Rogerson was speaking again, probing his brain, trying to strike some chord of memory.

‘Have you heard of a ship called the Valparaiso?’

Keeton controlled himself; he must show no reaction. He kept his voice dull and expressionless. ‘I cannot remember.’

‘We found you in number one lifeboat of the S.S. Valparaiso. You can tell me nothing of how you came to be in it? How you got away from the ship?’

‘No. It is just a blank.’

Rogerson believed him; there was no hint of suspicion on his face. But there would be others who might be more difficult to convince.

‘Memory’s a funny thing,’ Rogerson said. ‘Maybe it’ll come back. I shouldn’t be surprised if it did when you’ve had a good rest. Don’t worry.’

Keeton could almost feel the strength flowing back into his body like a liquid being poured into it. He lay in the bunk and listened to the throbbing of the ship’s engines; he ate; he slept. The steward had shaved his beard, trimmed his hair, cut his nails.

‘Now you’re a new man,’ the steward said. Keeton thought there might be more truth in that than he realized.

Rogerson came and talked. He talked about all manner of things; he was like a swordsman probing for a weak spot in his opponent’s defence. Now and then he would let fall some remark that might seem casual but which Keeton guessed had a purpose behind it. Rogerson was far less guileless than he appeared to be.

‘By the way, did I tell you the war is over?’

‘What war?’ Keeton asked.

He left the Southern Queen in Vancouver. The ship had called at Honolulu and there Keeton had been interviewed by United States naval officers and the inevitable newspapermen.
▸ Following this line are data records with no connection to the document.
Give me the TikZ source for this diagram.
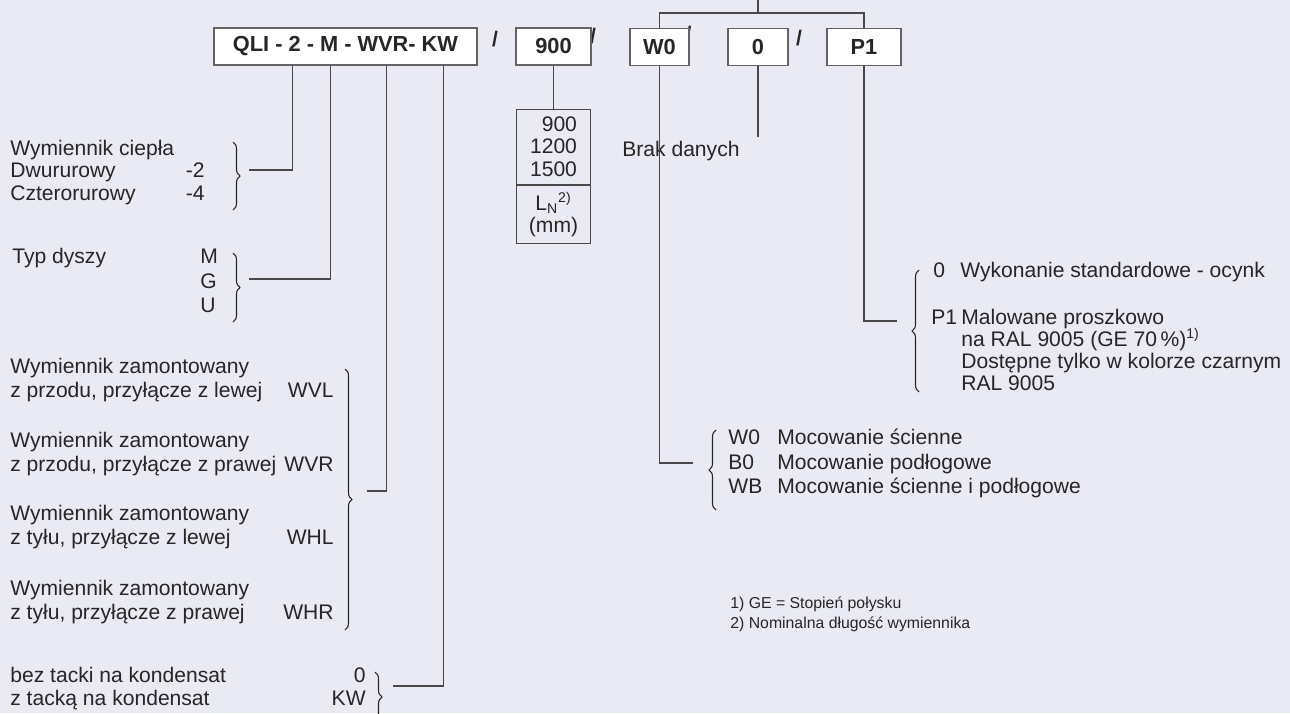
\documentclass[tikz,border=0pt]{standalone}
\usepackage{fontspec}
\setmainfont{Liberation Sans}
\usetikzlibrary{positioning,calc,decorations.pathreplacing}
\definecolor{bgpaper}{RGB}{234,234,244}
\definecolor{inkline}{RGB}{72,72,72}
\definecolor{inktext}{RGB}{38,38,38}

\begin{document}
\begin{tikzpicture}[
            x=0.02cm,
            y=-0.02cm,
            font=\fontsize{12}{13}\selectfont,
            text=inktext,
            every node/.style={
                    inner sep=0pt
                },
            codebox/.style={
                    draw=inkline!85,
                    fill=white,
                    line width=0.7pt,
                    minimum height=0.74cm,
                    font=\fontsize{12.4}{13}\selectfont\bfseries
                },
            cell/.style={
                    draw=inkline,
                    line width=0.7pt,
                    minimum width=1.48cm,
                    font=\fontsize{12}{12.6}\selectfont
                },
            lbl/.style={
                    anchor=base west
                },
            key/.style={
                    anchor=base east
                },
            note/.style={
                    anchor=base west,
                    font=\fontsize{9}{10}\selectfont
                },
            slash/.style={
                    font=\fontsize{12}{13}\selectfont\bfseries
                },
            link/.style={
                    draw=inkline,
                    line width=0.7pt
                },
            brace/.style={
                    draw=inktext,
                    line width=0.6pt,
                    decorate,
                    decoration={brace, amplitude=0.14cm}
                }
        ]

        \useasboundingbox (0,0) rectangle (1290,713);
        \clip (0,0) rectangle (1290,713);
        \fill[bgpaper] (0,0) rectangle (1290,713);

        % separators between the code fields
        \node[slash] (s1) at (495,39) {/};
        \node[slash] (s2) at (593,36) {/};
        \node[slash] (s3) at (688.5,34) {/};
        \node[slash] (s4) at (799,38) {/};

        % type code
        \node[codebox, minimum width=5.26cm] (qli) at (345.5,46.5) {QLI - 2 - M - WVR- KW};
        \node[codebox, minimum width=1.5cm] (b900) at (553.5,46.5) {900};
        \node[codebox, minimum width=1.18cm] (bw0) at (659.5,47) {W0};
        \node[codebox, minimum width=1.2cm] (bzero) at (758,47) {0};
        \node[codebox, minimum width=1.48cm] (bp1) at (864,47) {P1};

        \coordinate (bar) at (758,13);
        \coordinate (stem) at (758,-2);
        \draw[link] (bw0) |- (bar) -| (bp1);
        \draw[link] (bar) -- (stem);

        % length table
        \node[cell, minimum height=1.5cm, align=right, below=0.86cm of b900] (tlen) {900\\1200\\1500};
        \node[cell, minimum height=1.16cm, align=center, below=0pt of tlen] (tunit) {L\textsubscript{N}\textsuperscript{2)}\\(mm)};
        \draw[link] (b900) -- (tlen);

        \node[lbl] (nodata) at (622,156) {Brak danych};
        \coordinate (nd) at (758,137);
        \draw[link] (bzero) -- (nd);

        % heat exchanger
        \node[lbl] (hx) at (10,155) {Wymiennik ciepła};
        \node[lbl] (hx2) at (10,177) {Dwururowy};
        \node[key] (c2) at (205,177) {-2};
        \node[lbl] (hx4) at (10,200) {Czterorurowy};
        \node[key] (c4) at (205,200) {-4};
        \draw[brace] (233,142) -- (233,210);
        \coordinate (q1) at ($(qli.south west)+(79,0)$);
        \coordinate (k1) at (249,170);
        \draw[link] (q1) |- (k1);

        % nozzle
        \node[lbl] (nz) at (12,263) {Typ dyszy};
        \node[lbl] (cm) at (200,263) {M};
        \node[lbl] (cg) at (200,288) {G};
        \node[lbl] (cu) at (200,312) {U};
        \draw[brace] (233,253) -- (233,322);
        \coordinate (q2) at ($(qli.south west)+(117,0)$);
        \coordinate (k2) at (249,279);
        \draw[link] (q2) |- (k2);

        % mounting of the exchanger
        \foreach \yb/\txt/\code in {373/{z przodu, przyłącze z lewej}/WVL,
                447/{z przodu, przyłącze z prawej}/WVR,
                520/{z tyłu, przyłącze z lewej}/WHL,
                595/{z tyłu, przyłącze z prawej}/WHR}{
                \node[lbl] (mt\code) at (10,\yb) {Wymiennik zamontowany};
                \node[lbl] (ms\code) at (10,\yb+24) {\txt};
                \node[key] (mc\code) at (334,\yb+24) {\code};
            }
        \draw[brace] (345,369) -- (345,630);
        \coordinate (q3) at ($(qli.south west)+(173,0)$);
        \coordinate (k3) at (367,491);
        \draw[link] (q3) |- (k3);

        % condensate tray
        \node[lbl] (tr0) at (10,682) {bez tacki na kondensat};
        \node[key] (ct0) at (366,682) {0};
        \node[lbl] (trk) at (10,705) {z tacką na kondensat};
        \node[key] (ctk) at (366,705) {KW};
        \draw[brace] (375,672) -- (375,722);
        \coordinate (q4) at ($(qli.south west)+(230,0)$);
        \coordinate (k4) at (393,686);
        \draw[link] (q4) |- (k4);

        % finish
        \node[lbl] (f0) at (933,277) {0};
        \node[lbl] (f0t) at (960,277) {Wykonanie standardowe - ocynk};
        \node[lbl] (fp) at (931,324) {P1};
        \node[lbl] (fpt) at (961,324) {Malowane proszkowo};
        \node[lbl] (fpt2) at (961,346) {na RAL 9005 (GE 70\,\%)\textsuperscript{1)}};
        \node[lbl] (fpt3) at (961,368) {Dostępne tylko w kolorze czarnym};
        \node[lbl] (fpt4) at (961,390) {RAL 9005};
        \draw[brace] (919,392) -- (919,270);
        \coordinate (k5) at (897,321);
        \draw[link] (bp1) |- (k5);

        % fixing
        \node[lbl] (mw) at (728,444) {W0};
        \node[lbl] (mwt) at (777,444) {Mocowanie ścienne};
        \node[lbl] (mb) at (728,469) {B0};
        \node[lbl] (mbt) at (777,469) {Mocowanie podłogowe};
        \node[lbl] (mwb) at (728,493) {WB};
        \node[lbl] (mwbt) at (777,493) {Mocowanie ścienne i podłogowe};
        \draw[brace] (716,510) -- (716,430);
        \coordinate (k6) at (693,463);
        \draw[link] (bw0) |- (k6);

        % footnotes
        \node[note] (n1) at (730,608) {1) GE = Stopień połysku};
        \node[note] (n2) at (730,628) {2) Nominalna długość wymiennika};

    \end{tikzpicture}
\end{document}
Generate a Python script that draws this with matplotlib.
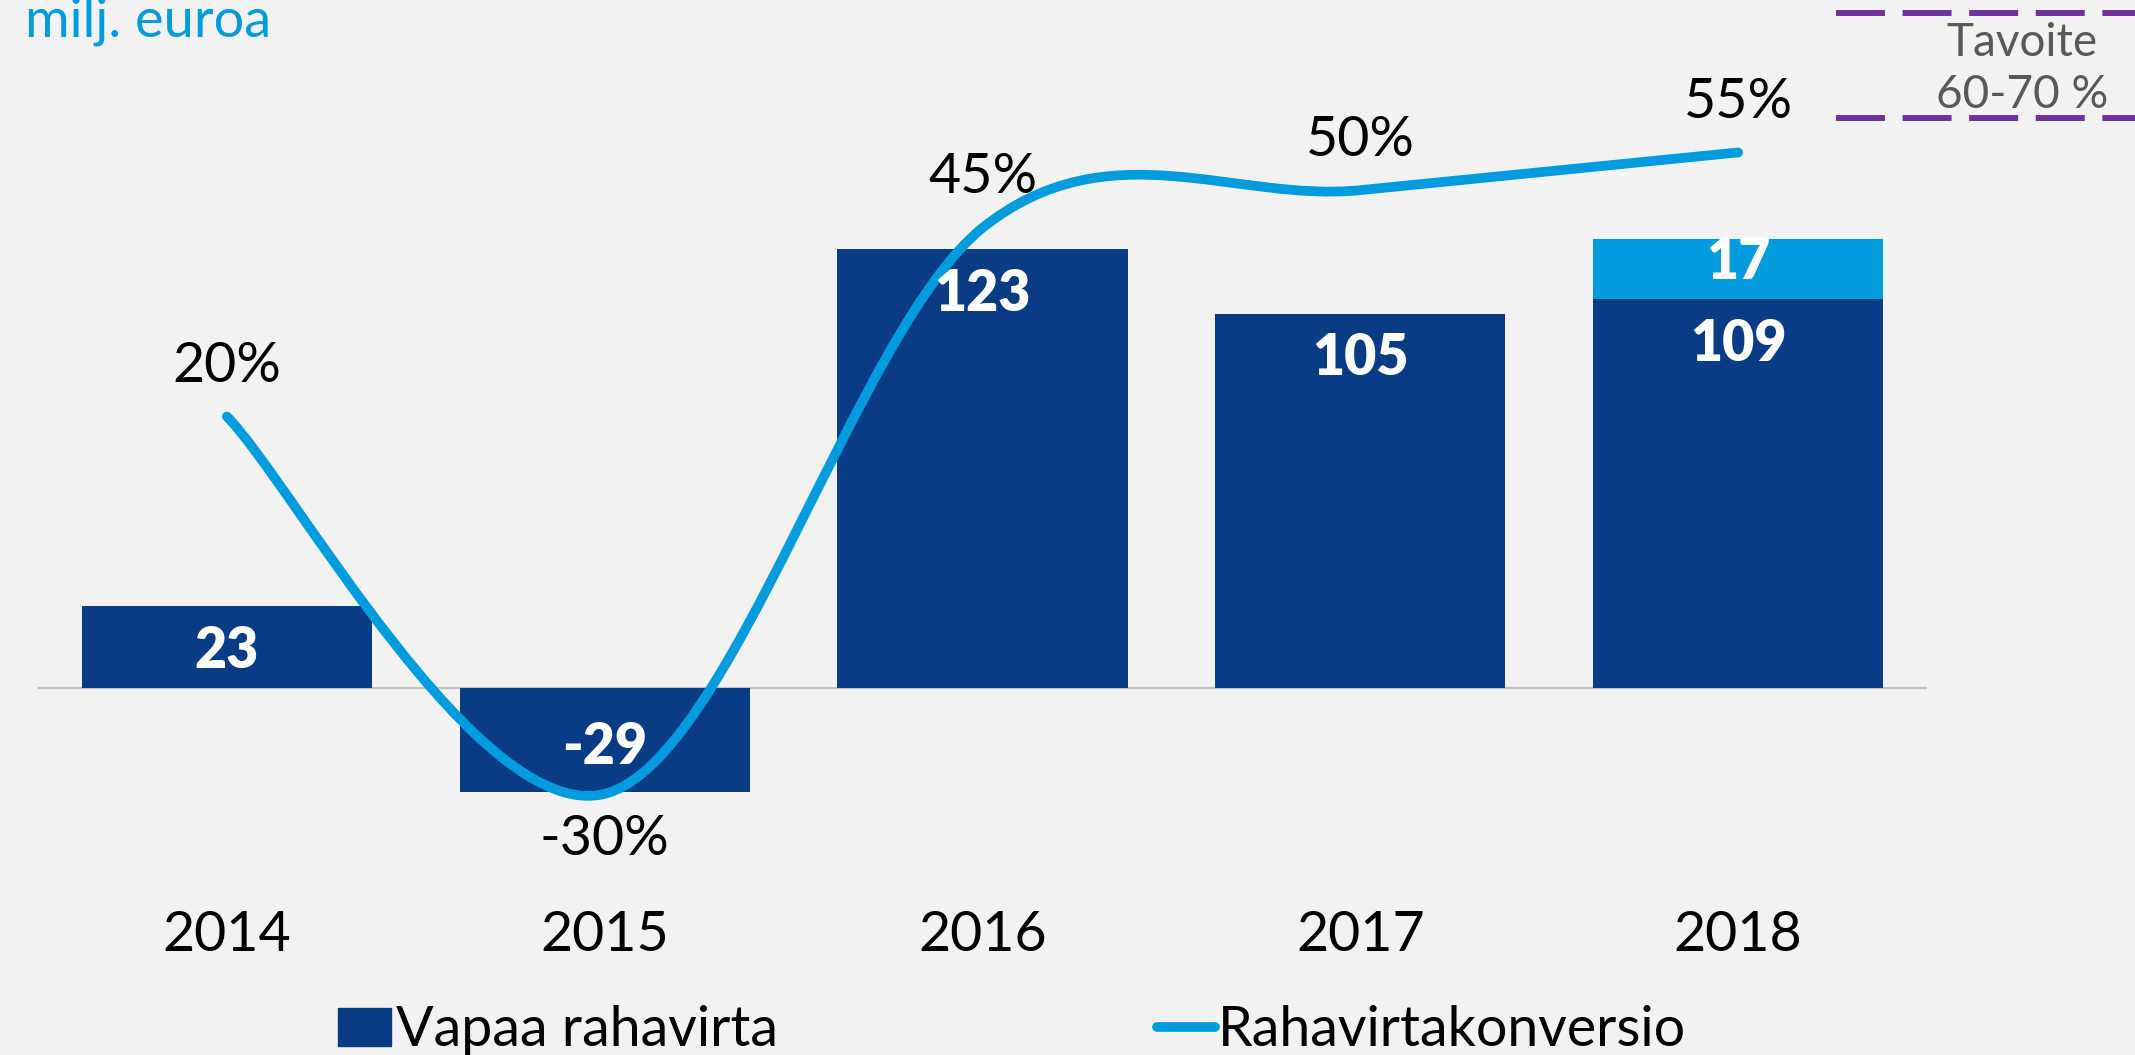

‘You’re a celebrity now,’ Rogerson told him. ‘A survivor from the Valparaiso is news. You know what she had on board?’

‘You told me. Gold.’

‘A fortune. Too bad it all had to go to the bottom of the Pacific Ocean. No hope of salvage at that depth even if anybody knew where to look.’

‘Yes,’ Keeton said. ‘Too bad.’

There had been some talk of putting him ashore in Hawaii so that he could go into hospital, but finally it had been decided to send him on in the Southern Queen. Doctors had checked his physical condition and had reported that he was fit to travel.

‘The Royal Navy are pretty keen to get their hands on you,’ Rogerson explained. ‘After all, you are one of their boys, aren’t you?’

‘So I’ve been told.’

Rogerson stroked his chin; it was smooth from shaving and had a shine on it as though it had been polished. ‘You know you’re not the only survivor from the Valparaiso?’

‘No. You didn’t tell me that.’

‘It must have slipped my mind. There were two others — the mate, Rains I think his name was, and a steward called Smith. Mean anything to you?’

‘Nothing.’

‘They were pretty far gone when they were picked up. There had been others in the boat but they’d died. There’d been another boat too — not yours — but that was never found.’

Rogerson began to fill his pipe, not looking at Keeton. ‘So there we are — three survivors, and a fortune in gold bars down at the bottom of the Pacific. You three ought to find it interesting to compare notes. That is, it would be interesting if you could remember anything.’